La structure narrative est déficiente et le film apparaît finalement comme une succession de sketches mais le sujet de l’identité est traité avec un génie comique tous azimuts qui empêche le film d’être récupéré par tel ou tel camp: tantôt outrancier et surprenant jusqu’au malaise (la séquence au restaurant qui vire au film d’horreur sans forcément perdre en vraisemblance) tantôt très subtil (la scène avec Omar Sy, doucement cruelle), Jean-Pascal Zadi pourrait s’avérer un digne héritier de Dino Risi: son regard sur son personnage médiocre est impitoyablement lucide et gorgé de dérision mais non dénué d’empathie et mis en relation avec des problèmes sociaux cernés avec acuité.

En avant (Dan Scanlon, 2020)

Deux frères partent dans la quête d’un artefact magique pour ressusciter leur père le temps d’une journée.
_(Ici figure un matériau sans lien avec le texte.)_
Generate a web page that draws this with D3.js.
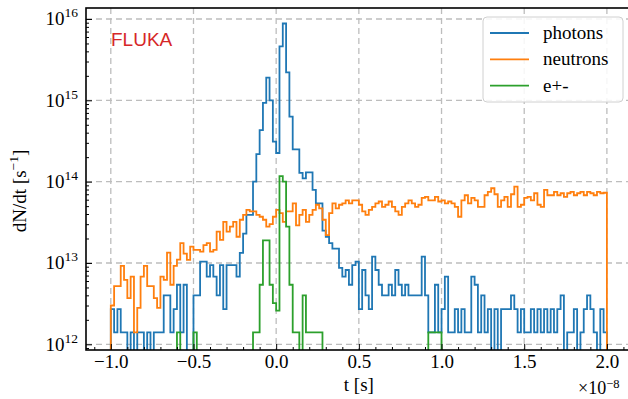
<!DOCTYPE html>
<html>
<head>
<meta charset="utf-8">
<script src="https://cdn.jsdelivr.net/npm/d3@7"></script>
<style>
  body { margin: 0; background: #fff; }
  svg { display: block; }
  .tick text { font-family: "Liberation Serif", "Times New Roman", serif; font-size: 19px; fill: #000; }
</style>
</head>
<body>
<div id="chart"></div>
<script>
// histogram binning (t in units of 1e-8 s)
const tStart = -1.0;
const binWidth = 0.02;

// dN/dt per bin, in units of 1e12 s^-1 (0 = empty bin)
const photons = [
  2.7, 1.4, 2.7, 1.4, 1.4, 0, 1.4, 0, 1.4, 1.4,
  0, 1.4, 0, 1.4, 1.4, 1.4, 4.0, 4.0, 1.4, 2.7,
  5.4, 1.4, 5.4, 0, 0, 4.0, 4.0, 10.4, 10.4, 6.8,
  9.4, 6.8, 4.0, 9.4, 2.7, 9.4, 9.4, 9.4, 6.8, 13.3,
  23, 39, 39, 100, 218, 430, 930, 1900, 1000, 310,
  225, 4600, 8800, 2200, 630, 250, 250, 128, 110, 130,
  130, 79, 54, 54, 25, 21, 17.5, 15, 15, 8.7,
  6.8, 8.2, 5.4, 9.4, 10.4, 2.7, 8.2, 4.0, 2.7, 12,
  8.2, 5.4, 4.0, 4.0, 5.4, 4.0, 8.2, 5.4, 4.0, 5.4,
  4.0, 4.0, 4.0, 4.0, 12, 4.0, 1.4, 1.4, 5.4, 1.4,
  2.7, 6.8, 1.4, 1.4, 2.7, 1.4, 2.7, 1.4, 1.4, 6.8,
  5.4, 1.4, 4.0, 1.4, 2.7, 0, 2.7, 0, 2.7, 2.7,
  2.7, 4.0, 2.7, 1.4, 2.7, 1.4, 1.4, 2.7, 1.4, 2.7,
  1.4, 2.7, 1.4, 2.7, 1.4, 2.7, 4.0, 0, 1.4, 1.4,
  2.7, 0, 1.4, 2.7, 4.0, 2.7, 1.4, 0, 2.7, 1.4
];

const neutrons = [
  3.0, 5.2, 5.2, 9.2, 6.2, 3.7, 6.8, 1.4, 2.8, 6.8,
  9.2, 5.2, 5.2, 3.7, 2.8, 6.8, 6.2, 13.4, 5.4, 9.2,
  11, 17.5, 13, 10.9, 15.9, 14.5, 14.5, 13.8, 16.6, 17.5,
  13.8, 14.5, 24.3, 19.2, 32, 24.3, 28, 32, 21, 34,
  39, 45, 43, 43, 39, 37, 34, 28, 30, 37,
  45, 41, 32, 43, 43, 54, 29, 39, 45, 32,
  39, 45, 52, 47, 34, 22, 41, 54, 47, 52,
  54, 59, 54, 59, 59, 52, 43, 39, 45, 49,
  54, 57, 49, 52, 57, 49, 43, 39, 49, 54,
  59, 54, 49, 52, 63, 65, 59, 59, 65, 57,
  59, 54, 57, 54, 49, 37, 59, 68, 54, 63,
  59, 49, 49, 68, 75, 83, 70, 49, 59, 65,
  49, 70, 87, 49, 52, 63, 65, 59, 72, 52,
  49, 79, 68, 68, 75, 68, 72, 65, 72, 75,
  68, 72, 75, 68, 75, 72, 68, 75, 72, 73
];

const electrons = [
  0, 0, 0, 0, 0, 0, 0, 0, 0, 0,
  0, 0, 0, 0, 0, 0, 0, 0, 0, 0,
  1.4, 0, 0, 0, 0, 1.4, 0, 0, 0, 0,
  0, 0, 0, 0, 0, 0, 0, 0, 0, 0,
  0, 0, 0, 1.4, 1.4, 5.4, 19, 19, 5.4, 3.2,
  2.6, 117, 100, 28, 5.4, 1.4, 1.4, 0, 4.0, 1.4,
  1.4, 1.4, 1.4, 1.4, 0, 0, 0, 0, 0, 0,
  0, 0, 0, 0, 0, 0, 0, 0, 0, 0,
  0, 0, 0, 0, 0, 0, 0, 0, 0, 0,
  0, 0, 0, 0, 0, 0, 1.4, 1.4, 1.4, 1.4,
  0, 0, 0, 0, 0, 0, 0, 0, 0, 0,
  0, 0, 0, 0, 0, 0, 0, 0, 0, 0,
  0, 0, 0, 0, 0, 0, 0, 0, 0, 0,
  0, 0, 0, 0, 0, 0, 0, 0, 0, 0,
  0, 0, 0, 0, 0, 0, 0, 0, 0, 0
];

const seriesNames = ["photons", "neutrons", "e+-"];
const seriesColors = ["#1f77b4", "#ff7f0e", "#2ca02c"];
const xTicks = [-1.0, -0.5, 0.0, 0.5, 1.0, 1.5, 2.0];
const yTicks = [1e12, 1e13, 1e14, 1e15, 1e16];
const unit = 1e12;

const margin = {top: 8, left: 86};
const width = 545.7;
const height = 342;
const serif = "'Liberation Serif', 'Times New Roman', serif";

const svg = d3.select("#chart")
  .append("svg")
  .attr("width", 628)
  .attr("height", 399)
  .append("g")
  .attr("transform", `translate(${margin.left}, ${margin.top})`);

const x = d3.scaleLinear()
  .domain([-1.15, 2.15])
  .range([0, width]);

const y = d3.scaleLog()
  .domain([Math.pow(10, 11.93), Math.pow(10, 16.135)])
  .range([height, 0]);

svg.append("defs").append("clipPath")
  .attr("id", "plot-area")
  .append("rect")
  .attr("width", width)
  .attr("height", height);

// grid
const grid = svg.append("g")
  .attr("stroke", "#bdbdbd")
  .attr("stroke-width", 1.3)
  .attr("stroke-dasharray", "6,4");

grid.selectAll(".gx")
  .data(xTicks)
  .enter().append("line")
  .attr("x1", d => x(d)).attr("x2", d => x(d))
  .attr("y1", 0).attr("y2", height);

grid.selectAll(".gy")
  .data(yTicks)
  .enter().append("line")
  .attr("x1", 0).attr("x2", width)
  .attr("y1", d => y(d)).attr("y2", d => y(d));

// step histograms
const edges = d3.range(photons.length + 1).map(i => tStart + i * binWidth);

const stepPoints = values => {
  const pts = [[edges[0], 0]];
  values.forEach((v, i) => {
    pts.push([edges[i], v]);
    pts.push([edges[i + 1], v]);
  });
  pts.push([edges[values.length], 0]);
  return pts;
};

const line = d3.line()
  .x(d => x(d[0]))
  .y(d => d[1] > 0 ? y(d[1] * unit) : height + 30);

svg.append("g")
  .attr("clip-path", "url(#plot-area)")
  .selectAll("path")
  .data([photons, neutrons, electrons])
  .enter().append("path")
  .attr("d", d => line(stepPoints(d)))
  .attr("fill", "none")
  .attr("stroke", (d, i) => seriesColors[i])
  .attr("stroke-width", 1.8);

// axes
const minorX = d3.range(-11, 22).map(i => i / 10).filter(v => Math.abs(v * 2 - Math.round(v * 2)) > 1e-6);
const minorY = [];
for (let e = 11; e <= 16; e++) {
  for (let m = 2; m <= 9; m++) {
    const v = m * Math.pow(10, e);
    if (v > y.domain()[0] && v < y.domain()[1]) minorY.push(v);
  }
}

svg.append("g")
  .attr("transform", `translate(0, ${height})`)
  .call(d3.axisBottom(x).tickValues(minorX).tickSize(-3).tickFormat(""))
  .call(g => g.select(".domain").remove());

svg.append("g")
  .call(d3.axisLeft(y).tickValues(minorY).tickSize(-3).tickFormat(""))
  .call(g => g.select(".domain").remove());

svg.append("g")
  .attr("transform", `translate(0, ${height})`)
  .call(d3.axisBottom(x).tickValues(xTicks).tickSize(-6).tickPadding(5).tickFormat(d3.format(".1f")))
  .call(g => g.select(".domain").remove());

const yAxis = svg.append("g")
  .call(d3.axisLeft(y).tickValues(yTicks).tickSize(-6).tickFormat(""))
  .call(g => g.select(".domain").remove());

yAxis.selectAll(".tick")
  .append("text")
  .attr("x", -8)
  .attr("y", 6)
  .attr("text-anchor", "end")
  .each(function (d) {
    const t = d3.select(this);
    t.append("tspan").text("10");
    t.append("tspan")
      .attr("dy", -8)
      .style("font-size", "13.5px")
      .text(Math.round(Math.log10(d)));
  });

svg.selectAll(".tick line").attr("stroke", "#000").attr("stroke-width", 1);

// frame
svg.append("rect")
  .attr("width", width)
  .attr("height", height)
  .attr("fill", "none")
  .attr("stroke", "#000")
  .attr("stroke-width", 1.6);

// labels
const yLabel = svg.append("text")
  .attr("transform", `translate(${-60}, ${height / 2 + 12}) rotate(-90)`)
  .attr("text-anchor", "middle")
  .style("font-family", serif)
  .style("font-size", "19px");
yLabel.append("tspan").text("dN/dt [s");
yLabel.append("tspan").attr("dy", -8).style("font-size", "13.5px").text("\u22121");
yLabel.append("tspan").attr("dy", 8).text("]");

svg.append("text")
  .attr("x", x(0.5))
  .attr("y", height + 41)
  .attr("text-anchor", "middle")
  .style("font-family", serif)
  .style("font-size", "19px")
  .text("t [s]");

const offset = svg.append("text")
  .attr("x", 492)
  .attr("y", height + 44)
  .style("font-family", serif)
  .style("font-size", "18px");
offset.append("tspan").text("\u00d710");
offset.append("tspan").attr("dy", -6).style("font-size", "12.5px").text("\u22128");

svg.append("text")
  .attr("x", 25)
  .attr("y", 38)
  .attr("fill", "#d62728")
  .style("font-family", "'Liberation Sans', Arial, sans-serif")
  .style("font-size", "19px")
  .text("FLUKA");

// legend
const legend = svg.append("g")
  .attr("transform", "translate(397, 9)");

legend.append("rect")
  .attr("width", 140)
  .attr("height", 85)
  .attr("rx", 4)
  .attr("fill", "#fff")
  .attr("fill-opacity", 0.85)
  .attr("stroke", "#d0d0d0")
  .attr("stroke-width", 1);

const item = legend.selectAll(".legend-item")
  .data(seriesNames)
  .enter().append("g")
  .attr("transform", (d, i) => `translate(0, ${16 + i * 26.3})`);

item.append("line")
  .attr("x1", 7).attr("x2", 46)
  .attr("stroke", (d, i) => seriesColors[i])
  .attr("stroke-width", 1.8);

item.append("text")
  .attr("x", 60)
  .attr("y", 6)
  .style("font-family", serif)
  .style("font-size", "19px")
  .text(d => d);
</script>
</body>
</html>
Des trésors d’émotion et de finesse (la façon dont le film arrive à faire exister des personnages aussi laidement dessinés est une prouesse) bien dignes de Pixar malheureusement partiellement gâchés par l’hystérie de l’écriture. Comme si les auteurs du studio avaient désormais pris acte que capter l’attention de leur vaste public doit désormais passer par l’empilement de rebondissements, poursuites et combats sans objet et très influencés par les jeux vidéos (la manette fait alors défaut). Les courses-poursuites, qui constituaient le morceau de bravoure dans les films de Pixar des années 2000, sont désormais assommantes à force d’être artificiellement accumulées. A noter: une musique variée et soignée dans son orchestration, ce qui devient suffisamment rare pour être noté.